Arthur grimaced. “Now the ball’s in our court,” he said. “Touché, Colonel.”
“Better your court than mine,” Hall said. “This whole thing has been an administrative nightmare. We have four civilians and four of our own men in isolation. We have no warrants for arrest or any other formal papers, and there is no — well, you can imagine. We can only stretch national security so far.”
“And the LGM?” Harry asked, turning back again.
“He’s — it’s — our star attraction. You’ll see it first, then we’ll interview the men who found it.”
“’It,’” Arthur said. “We’ll have to find a less ominous name for that soon, certainly before ‘it’ becomes common knowledge.”
“We’ve been calling it the Guest, with a capital g,” Hall said. “It almost goes without saying, we’d like to avoid any leaks.”
“Not likely to avoid it for long, with the Australians having gone public,” Harry said.
Hall nodded, facing up to practicalities. “We still don’t know whether they have what we have.”
“What we have, the Russians probably already know about,” Harry said.
“Don’t be cynical, Harry,” Arthur admonished.
“Sorry.” Harry grinned boyishly at the officer beside him, Lieutenant Sanborn, and then at Hall. “But am I wrong?”
“I hope you are, sir,” Sanborn said.
On a concrete apron a mile and a half from the shuttle runway stood an implacable concrete building with inward-sloping walls, covering about two acres of ground. The tops of the walls rose three stories above the surrounding plain of concrete and asphalt. “Looks like a bunker,” Harry said as the bus approached a ramp inclining below ground level. “Built to withstand nuclear strike?”

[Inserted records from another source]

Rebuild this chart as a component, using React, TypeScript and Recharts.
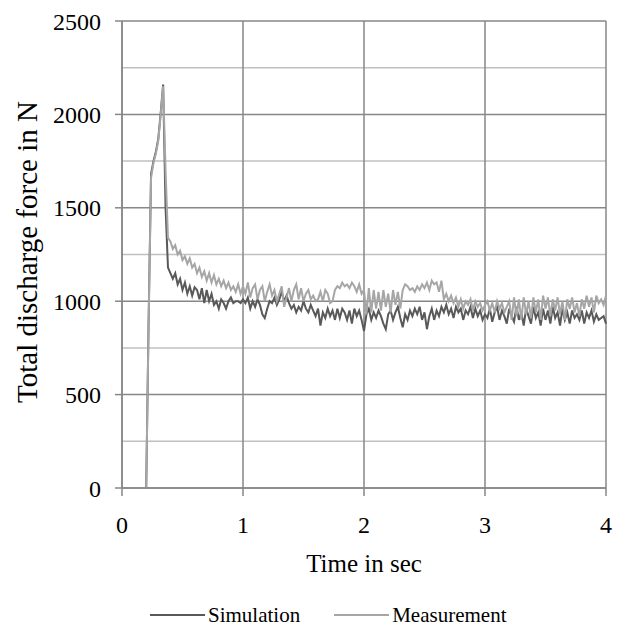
import { CartesianGrid, Line, LineChart, XAxis, YAxis } from "recharts";

const T_STEP = 0.02;

// Simulation force in N, one value every 0.02 s from 0 to 4 s
const SIM = [
  0, 0, 0, 0, 0, 0, 0, 0, 0, 0, 0,
  900, 1680, 1750, 1800, 1870, 2010, 2160, 1500, 1180,
  1150, 1120, 1150, 1090, 1120, 1060, 1100, 1040, 1080, 1030,
  1075, 1060, 1010, 1070, 990, 1060, 1000, 1040, 980, 1000,
  960, 1010, 990, 960, 1000, 1020, 990, 1000, 1000, 990,
  1010, 990, 1020, 960, 1000, 970, 1010, 980, 930, 910,
  960, 1000, 990, 1020, 980, 1010, 1050, 1000, 1030, 990,
  960, 980, 940, 970, 950, 1000, 960, 940, 980, 950,
  920, 960, 870, 940, 910, 960, 920, 950, 900, 960,
  910, 960, 940, 900, 950, 880, 960, 920, 950, 900,
  840, 930, 960, 900, 940, 910, 950, 920, 880, 850,
  930, 950, 900, 940, 970, 910, 860, 930, 900, 950,
  920, 960, 930, 970, 900, 940, 850, 920, 960, 900,
  950, 920, 970, 940, 980, 930, 960, 910, 970, 940,
  960, 900, 950, 930, 970, 910, 960, 920, 950, 900,
  930, 910, 960, 890, 940, 970, 900, 950, 920, 880,
  960, 920, 890, 970, 900, 940, 870, 960, 920, 880,
  970, 910, 940, 870, 960, 900, 950, 880, 970, 910,
  940, 870, 960, 900, 940, 880, 950, 910, 930, 900,
  950, 880, 940, 910, 950, 890, 930, 900, 910, 920,
  880,
];

// Measured force in N, same sampling
const MEAS = [
  0, 0, 0, 0, 0, 0, 0, 0, 0, 0, 0,
  880, 1660, 1740, 1790, 1860, 2000, 2150, 1700, 1340,
  1320, 1280, 1300, 1250, 1270, 1220, 1240, 1200, 1230, 1180,
  1200, 1150, 1180, 1130, 1160, 1110, 1150, 1100, 1140, 1090,
  1120, 1080, 1110, 1070, 1100, 1060, 1080, 1050, 1090, 1040,
  1080, 1040, 1100, 1020, 1070, 1090, 1010, 1060, 1080, 1000,
  1050, 1090, 1030, 1060, 1000, 1040, 1080, 970, 1020, 1070,
  1000, 1060, 1090, 1010, 1070, 1000, 1040, 1060, 1010, 1030,
  1000, 1010, 1050, 1000, 1060, 1040, 990, 1000, 1060, 1080,
  1070, 1100, 1080, 1090, 1070, 1100, 1080, 1050, 1090, 1040,
  1060, 930, 1070, 940, 1060, 960, 1050, 950, 1060, 970,
  1040, 940, 1060, 980, 1050, 960, 1060, 1090, 1080, 1060,
  1070, 1050, 1080, 1060, 1090, 1070, 1100, 1060, 1110, 1090,
  1100, 1050, 1110, 1010, 1040, 1000, 1030, 990, 1020, 970,
  1010, 960, 1000, 980, 1010, 950, 1000, 970, 990, 950,
  980, 1000, 950, 990, 940, 1000, 960, 990, 940, 970,
  1000, 900, 1020, 920, 1010, 900, 1020, 930, 1000, 910,
  1020, 940, 1010, 900, 1030, 960, 1020, 920, 1010, 950,
  1020, 930, 1000, 900, 1010, 960, 1020, 940, 990, 920,
  1010, 960, 1030, 970, 1020, 940, 1030, 990, 1010, 980,
  1030,
];

const X_TICKS = [0, 1, 2, 3, 4];
const Y_TICKS = [0, 500, 1000, 1500, 2000, 2500];
const Y_MINOR = [250, 750, 1250, 1750, 2250];

const SIM_COLOR = "#595959";
const MEAS_COLOR = "#a6a6a6";
const MAJOR = "#878787";
const MINOR = "#c0c0c0";
const FONT = "Liberation Serif";

const data = SIM.map((v, i) => ({
  t: Math.round(i * T_STEP * 100) / 100,
  sim: v,
  meas: MEAS[i],
}));

const XTick = (p: any) => (
  <text x={p.x} y={p.y} dy="0.71em" textAnchor="middle" fontFamily={FONT} fontSize={24} fill="#000">
    {p.payload.value}
  </text>
);

const YTick = (p: any) => (
  <text x={p.x} y={p.y} dy="0.355em" textAnchor="end" fontFamily={FONT} fontSize={24} fill="#000">
    {p.payload.value}
  </text>
);

export default function App() {
  return (
    <div
      style={{
        position: "absolute",
        left: 0,
        top: 0,
        width: 621,
        height: 628,
        background: "#fff",
        fontFamily: FONT,
      }}
    >
      <LineChart
        width={621}
        height={628}
        data={data}
        margin={{ top: 21, right: 15, bottom: 0, left: 0 }}
      >
        <CartesianGrid stroke={MINOR} strokeWidth={1.5} vertical={false} horizontalValues={Y_MINOR} />
        <CartesianGrid
          stroke={MAJOR}
          strokeWidth={1.5}
          horizontalValues={Y_TICKS}
          verticalValues={X_TICKS}
        />
        <XAxis
          dataKey="t"
          type="number"
          domain={[0, 4]}
          ticks={X_TICKS}
          height={140}
          tickSize={8}
          tickMargin={20}
          stroke={MAJOR}
          strokeWidth={1.5}
          tick={XTick}
          label={{
            value: "Time in sec",
            position: "insideBottom",
            offset: 56,
            style: { fill: "#000", fontSize: 25, fontFamily: FONT },
          }}
        />
        <YAxis
          type="number"
          domain={[0, 2500]}
          ticks={Y_TICKS}
          width={122}
          tickSize={7}
          tickMargin={14}
          stroke={MAJOR}
          strokeWidth={1.5}
          tick={YTick}
          label={{
            content: () => (
              <text
                x={27}
                y={252}
                transform="rotate(-90 27 252)"
                textAnchor="middle"
                dominantBaseline="central"
                fontFamily={FONT}
                fontSize={29}
                fill="#000"
              >
                Total discharge force in N
              </text>
            ),
          }}
        />
        <Line
          dataKey="sim"
          stroke={SIM_COLOR}
          strokeWidth={2}
          dot={false}
          isAnimationActive={false}
        />
        <Line
          dataKey="meas"
          stroke={MEAS_COLOR}
          strokeWidth={2}
          dot={false}
          isAnimationActive={false}
        />
      </LineChart>
      <div
        style={{
          position: "absolute",
          left: 150,
          top: 603,
          height: 24,
          display: "flex",
          alignItems: "center",
          fontSize: 21,
          color: "#000",
        }}
      >
        <span style={{ width: 55, height: 2, background: SIM_COLOR, marginRight: 3 }} />
        <span style={{ marginRight: 34 }}>Simulation</span>
        <span style={{ width: 55, height: 2, background: MEAS_COLOR, marginRight: 3 }} />
        <span>Measurement</span>
      </div>
    </div>
  );
}
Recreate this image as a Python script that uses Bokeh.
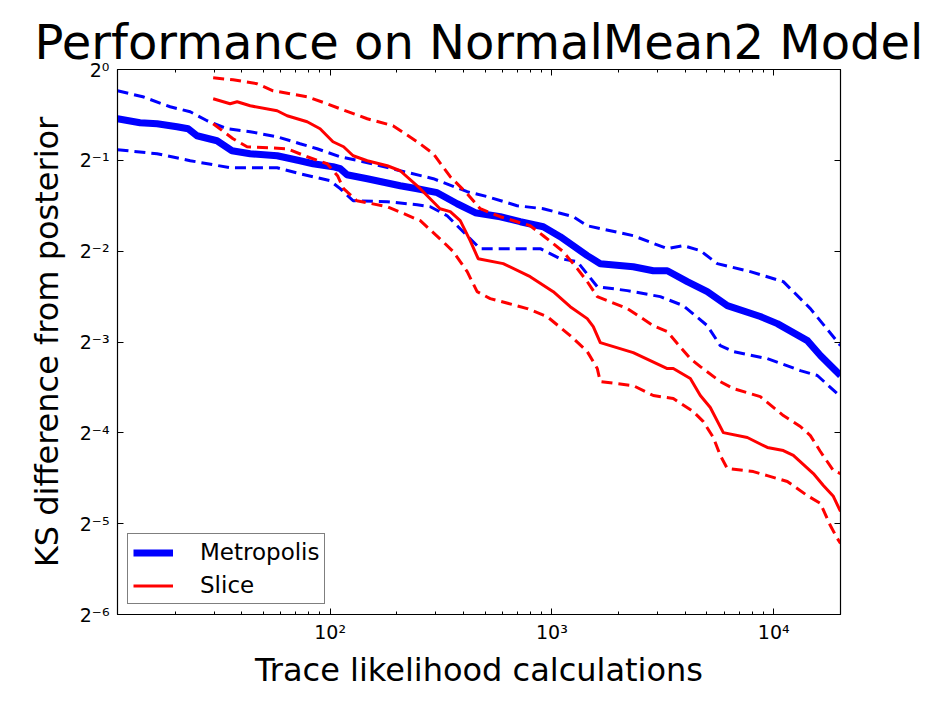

“That’s not really a priority here, sir,” Lieutenant Sanborn said. “It would be next to impossible to harden the launch sites and runway.”
“This is the Experiment Receiving Lab,” Colonel Hall explained. “ERL for short. ERL holds our civilian guests and the specimen.”
In a broad garage below ground level, the bus parked beside a rubber-buffered concrete loading dock. The front passenger door opened with a hiss and their escorts led Harry and Arthur out of the bus, across the dock, and into a long, pastel green hallway lined with sky-blue blank-faced doors. Each door was described by numbers and cryptic acronyms on an engraved plastic plaque mounted in a small steel holder. Somewhere, air conditioners hummed quietly. The air smelled faintly of antiseptic and new electronics.
The hall opened into a reception area equipped with two long brown vinyl-upholstered couches and several plastic chairs spaced around a table covered with magazines — scientific journals, Time and Newsweek, and a lone National Geographic. A young alert-looking major sat behind a desk equipped with a computer terminal and a card identification box. One by one, the major cleared all four of them and then punched a code into the keypad lock of a broad double door behind his desk. The door opened with a sucking hiss.
“The inner sanctum,” Hall said.
“Where is it?” Harry asked.
“About forty feet from where we are right now,” Hall said.
“And the civilians?”
“About the same distance, on the other side.”
They entered a half-circular room equipped with more plastic chairs, a small wash-up area and lab table, and three shuttered windows mounted in the long curved wall. Harry stood by the bare lab table and rubbed his hand along the shiny black plastic top, examining his fingers briefly for dust — the gesture a professor might make in a classroom. Arthur’s mouth twitched in a brief smile. Harry caught the twitch and lifted his eyebrows: So?